Indiana Gazette: Baltimore bridge collapse affects shipments of billions of tons of area goods

The Port of Baltimore, which has been closed since a barge collided with and brought down the Francis Scott Key Bridge over the Patapsco River, gets billions of tons and millions of dollars’ worth of goods shipped its way from the Pittsburgh region — including Armstrong, Indiana and Westmoreland counties — according to information provided over the weekend by the Southwestern Pennsylvania Commission.

While the data was gathered this past week, it came from a disaggregated freight analysis provided in 2017 from the Federal Highway Administration through the Eastern Transportation Coalition.

An SPC spokeswoman stressed that industry changes and market shifts make possible that the 2017 levels are not reflective of 2024, but, Caitlin O’Connor said, “it was the data that we were able to get our hands on” Friday.

In that year, $609,322,000 in goods were exported from southwestern Pennsylvania to the Port of Baltimore, representing a volume of 2.9 billion tons, while $616,322,000 in goods were imported through Baltimore to the SPC region, representing a volume of 188.96 million tons.

Exports included 3,766,180,000 tons of coal shipped out of the SPC coverage area, with 21.2 percent coming from Indiana, Armstrong and Westmoreland counties — 323.79 million tons from Indiana, 290.5 million tons from Armstrong, and 182.76 million tons from Westmoreland.

That translated into $327.07 million worth of coal exports from the 10-county SPC region (Armstrong, Indiana and Westmoreland, as well as Allegheny, Beaver, Butler, Fayette, Greene, Lawrence and Washington counties, as well as the city of Pittsburgh), including $28.12 million from Indiana County, $25.22 million from Armstrong County and $15.87 million from Westmoreland County.

The three counties also accounted for approximately a third of the 41.92 million tons of wood products and 25.14 million tons of logs shipped out from the Pittsburgh region through Baltimore.

That included 7.88 million tons of wood products and 2.61 million tons of logs from Westmoreland, 3.08 million tons of wood products and 3.29 million tons of logs from Indiana, and 2.63 million tons of wood products and 2.61 million tons of logs from Armstrong.

In turn, that translated into $38.39 million in exports of wood products from the SPC region, including $7.23 million from Westmoreland County, $2.81 million from Indiana County and $2.40 million from Armstrong County.

Imports to southwestern Pennsylvania included motorized vehicles, machinery, pharmaceuticals, base metals, plastics and rubber, and non-cereal agriculture products, with motorized vehicles providing the largest amount of imports in terms of cost, $539.16 million from the 10-county region, $68.75 million from Westmoreland County, $15.51 million from Indiana County and $11.01 million from Armstrong County.
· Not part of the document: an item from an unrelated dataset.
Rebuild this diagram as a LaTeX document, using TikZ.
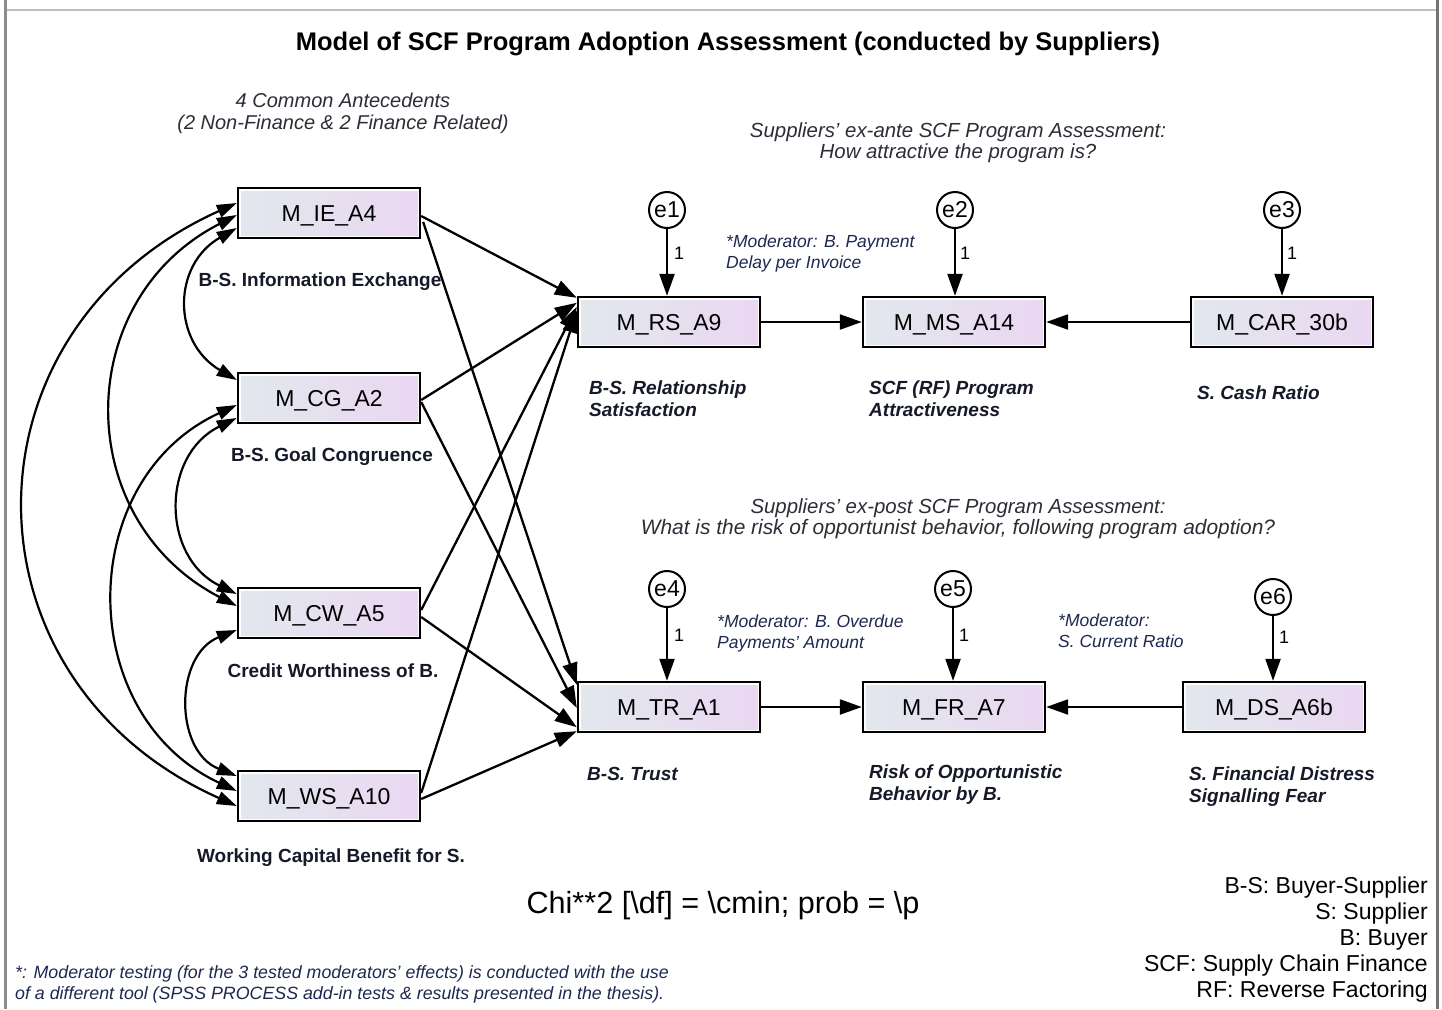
\documentclass[tikz,border=0pt]{standalone}
\usepackage{fontspec}
\setmainfont{Liberation Sans}
\usetikzlibrary{arrows.meta,calc}
\definecolor{boxL}{RGB}{226,232,237}
\definecolor{boxR}{RGB}{234,215,242}
\definecolor{modc}{RGB}{30,40,80}
\definecolor{headc}{RGB}{45,45,55}
\definecolor{labc}{RGB}{22,25,40}
\begin{document}
\begin{tikzpicture}[x=1pt,y=-1pt,
 var/.style={draw=black, line width=2.4pt, minimum width=182pt, minimum height=50pt, inner sep=0pt,
   text height=16.5pt, text depth=0pt,
   left color=boxL, right color=boxR, font=\fontsize{23}{26}\selectfont,
   path picture={\draw[white,line width=5pt] (path picture bounding box.south west) rectangle (path picture bounding box.north east);}},
 err/.style={circle, draw=black, line width=2pt, fill=white, minimum size=36pt, inner sep=0pt, font=\fontsize{23}{26}\selectfont},
 pth/.style={line width=2.3pt, -{Triangle[length=22pt,width=15pt]}},
 cov/.style={line width=2.2pt, {Triangle[length=20pt,width=13pt]}-{Triangle[length=20pt,width=13pt]}},
 head/.style={font=\fontsize{20}{21}\selectfont\itshape, text=headc, anchor=base},
 blab/.style={font=\fontsize{19}{22}\selectfont\bfseries, text=labc, anchor=base},
 ilab/.style={font=\fontsize{19}{22}\selectfont\bfseries\itshape, text=labc, anchor=base west, align=left, inner sep=0pt},
 modl/.style={font=\fontsize{17.5}{21}\selectfont\itshape, text=modc, anchor=base west, align=left, inner sep=0pt},
 one/.style={font=\fontsize{18}{20}\selectfont, anchor=base},
 leg/.style={font=\fontsize{23}{26}\selectfont, anchor=base east, inner sep=0pt}
]
\useasboundingbox (0,0) rectangle (1442,1009);
\fill[white] (0,0) rectangle (1442,1009);
% frame
\draw[black!45, line width=3pt] (5.5,0) -- (5.5,1009);
\draw[black!25, line width=1.5pt] (7,10) -- (1436,10);
\draw[black!55, line width=3pt] (1437,0) -- (1437,1009);

% title and headers
\node[font=\fontsize{25.5}{30}\selectfont\bfseries, anchor=base] (title) at (728,50) {Model of SCF Program Adoption Assessment (conducted by Suppliers)};
\node[head] (h1a) at (343,107) {4 Common Antecedents};
\node[head] (h1b) at (343,129) {(2 Non-Finance \& 2 Finance Related)};
\node[head, font=\fontsize{20.4}{21}\selectfont\itshape] (h2a) at (958,137) {Suppliers' ex-ante SCF Program Assessment:};
\node[head, font=\fontsize{20.4}{21}\selectfont\itshape] (h2b) at (958,158) {How attractive the program is?};
\node[head, font=\fontsize{20.4}{21}\selectfont\itshape] (h3a) at (958,513) {Suppliers' ex-post SCF Program Assessment:};
\node[head, font=\fontsize{20.9}{21}\selectfont\itshape] (h3b) at (958,534) {What is the risk of opportunist behavior, following program adoption?};

% observed variables
\node[var] (ie) at (329,213) {M\_IE\_A4};
\node[var] (cg) at (329,398) {M\_CG\_A2};
\node[var] (cw) at (329,613) {M\_CW\_A5};
\node[var] (ws) at (329,796) {M\_WS\_A10};
\node[var] (rs) at (669,322) {M\_RS\_A9};
\node[var] (ms) at (954,322) {M\_MS\_A14};
\node[var] (car) at (1282,322) {M\_CAR\_30b};
\node[var] (tr) at (669,707) {M\_TR\_A1};
\node[var] (fr) at (954,707) {M\_FR\_A7};
\node[var] (ds) at (1274,707) {M\_DS\_A6b};

% error terms
\node[err] (e1) at (667,210) {e1};
\node[err] (e2) at (955,210) {e2};
\node[err] (e3) at (1282,210) {e3};
\node[err] (e4) at (667,589) {e4};
\node[err] (e5) at (953,589) {e5};
\node[err] (e6) at (1273,597) {e6};

% labels under boxes
\node[blab] (lie) at (320,286) {B-S. Information Exchange};
\node[blab] (lcg) at (332,461) {B-S. Goal Congruence};
\node[blab] (lcw) at (333,677) {Credit Worthiness of B.};
\node[blab] (lws) at (331,862) {Working Capital Benefit for S.};
\node[ilab] (lrs) at (589,416) {B-S. Relationship\\Satisfaction};
\node[ilab] (lms) at (869,416) {SCF (RF) Program\\Attractiveness};
\node[ilab] (lcar) at (1197,399) {S. Cash Ratio};
\node[ilab] (ltr) at (587,780) {B-S. Trust};
\node[ilab] (lfr) at (869,800) {Risk of Opportunistic\\Behavior by B.};
\node[ilab] (lds) at (1189,802) {S. Financial Distress\\Signalling Fear};

% moderators
\node[modl] (m1) at (726,268) {*Moderator: B. Payment\\Delay per Invoice};
\node[modl] (m2) at (717,648) {*Moderator: B. Overdue\\Payments' Amount};
\node[modl] (m3) at (1058,647) {*Moderator:\\S. Current Ratio};

% error arrows
\draw[pth] (e1) -- (rs.north -| e1);
\draw[pth] (e2) -- (ms.north -| e2);
\draw[pth] (e3) -- (car.north -| e3);
\draw[pth] (e4) -- (tr.north -| e4);
\draw[pth] (e5) -- (fr.north -| e5);
\draw[pth] (e6) -- (ds.north -| e6);
\node[one] (o1) at (679,259) {1};
\node[one] (o2) at (965,259) {1};
\node[one] (o3) at (1292,259) {1};
\node[one] (o4) at (679,641) {1};
\node[one] (o5) at (964,641) {1};
\node[one] (o6) at (1284,643) {1};

% structural paths
\draw[pth] (rs) -- (ms);
\draw[pth] (car) -- (ms);
\draw[pth] (tr) -- (fr);
\draw[pth] (ds) -- (fr);

\draw[pth] ($(ie.east)+(0,3)$) -- ($(rs.north west)+(0,2)$);
\draw[pth] ($(ie.east)+(2,9)$) -- ($(tr.north west)+(0,4)$);
\draw[pth] ($(cg.east)+(0,2)$) -- ($(rs.north west)+(0,7)$);
\draw[pth] ($(cg.east)+(0,4)$) -- ($(tr.west)+(0,1)$);
\draw[pth] ($(cw.east)+(0,-3)$) -- ($(rs.north west)+(0,11)$);
\draw[pth] ($(cw.east)+(0,4)$) -- ($(tr.south west)+(0,-6)$);
\draw[pth] ($(ws.east)+(0,-3)$) -- ($(rs.north west)+(0,15)$);
\draw[pth] ($(ws.east)+(0,3)$) -- ($(tr.south west)+(0,-2)$);

% covariances
\draw[cov] ($(ie.west)+(0,15)$) .. controls (172,265) and (172,342) .. ($(cg.west)+(0,-18)$);
\draw[cov] ($(ie.west)+(0,2)$) .. controls (71,300) and (71,520) .. ($(cw.west)+(0,-7)$);
\draw[cov] ($(ie.west)+(0,-10)$) .. controls (-45,330) and (-45,680) .. ($(ws.west)+(0,10)$);
\draw[cov] ($(cg.west)+(0,20)$) .. controls (161,455) and (161,557) .. ($(cw.west)+(0,-19)$);
\draw[cov] ($(cg.west)+(0,7)$) .. controls (74,480) and (74,715) .. ($(ws.west)+(0,-5)$);
\draw[cov] ($(cw.west)+(0,17)$) .. controls (174,655) and (174,751) .. ($(ws.west)+(0,-20)$);

% fit statistic, legend, footnote
\node[font=\fontsize{30.6}{34}\selectfont, anchor=base] (chi) at (723,913) {Chi**2 [\textbackslash df] = \textbackslash cmin; prob = \textbackslash p};
\node[leg] (g1) at (1428,893) {B-S: Buyer-Supplier};
\node[leg] (g2) at (1428,919) {S: Supplier};
\node[leg] (g3) at (1428,945) {B: Buyer};
\node[leg] (g4) at (1428,971) {SCF: Supply Chain Finance};
\node[leg] (g5) at (1428,997) {RF: Reverse Factoring};
\node[modl, font=\fontsize{17.8}{21}\selectfont\itshape] (fn) at (15,999) {*: Moderator testing (for the 3 tested moderators' effects) is conducted with the use\\of a different tool (SPSS PROCESS add-in tests \& results presented in the thesis).};
\end{tikzpicture}
\end{document}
Much of the commerce involves the more than 200 miles of commercially-navigable waterways in western Pennsylvania, including those in 13 counties covered by the Port of Pittsburgh Commission, Indiana, Armstrong, Westmoreland, Allegheny, Beaver, Blair, Butler, Cambria, Clarion, Fayette, Greene, Lawrence and Washington counties.

Mary Ann Bucci, executive director of the Port of Pittsburgh Commission, said in comments quoted on her organization’s Facebook page that those who import to or export from Pittsburgh often come through Baltimore, as it’s a short truck or train ride away.

“The biggest challenge is going to be what port can handle these additional vessels,” she asked. “And that’s going to be a challenge in the short term.”

Other ports already have been reacting to that challenge. The Port of Philadelphia said this past week that it has received inquiries regarding diverted cargo. On one finds ways that containers and schedules can be tracked.

The Port of Virginia, which covers shipping through Norfolk, Portsmouth, Newport News and Warren County, all in Virginia, said its operating team was already working with ocean carriers whose vessels were due to call Baltimore and offering the capability of its port to discharge cargoes as requested.

Also, the Associated Press reported, the governors of New York and New Jersey offered to take on cargo shipments that have been disrupted, to try to minimize supply chain problems.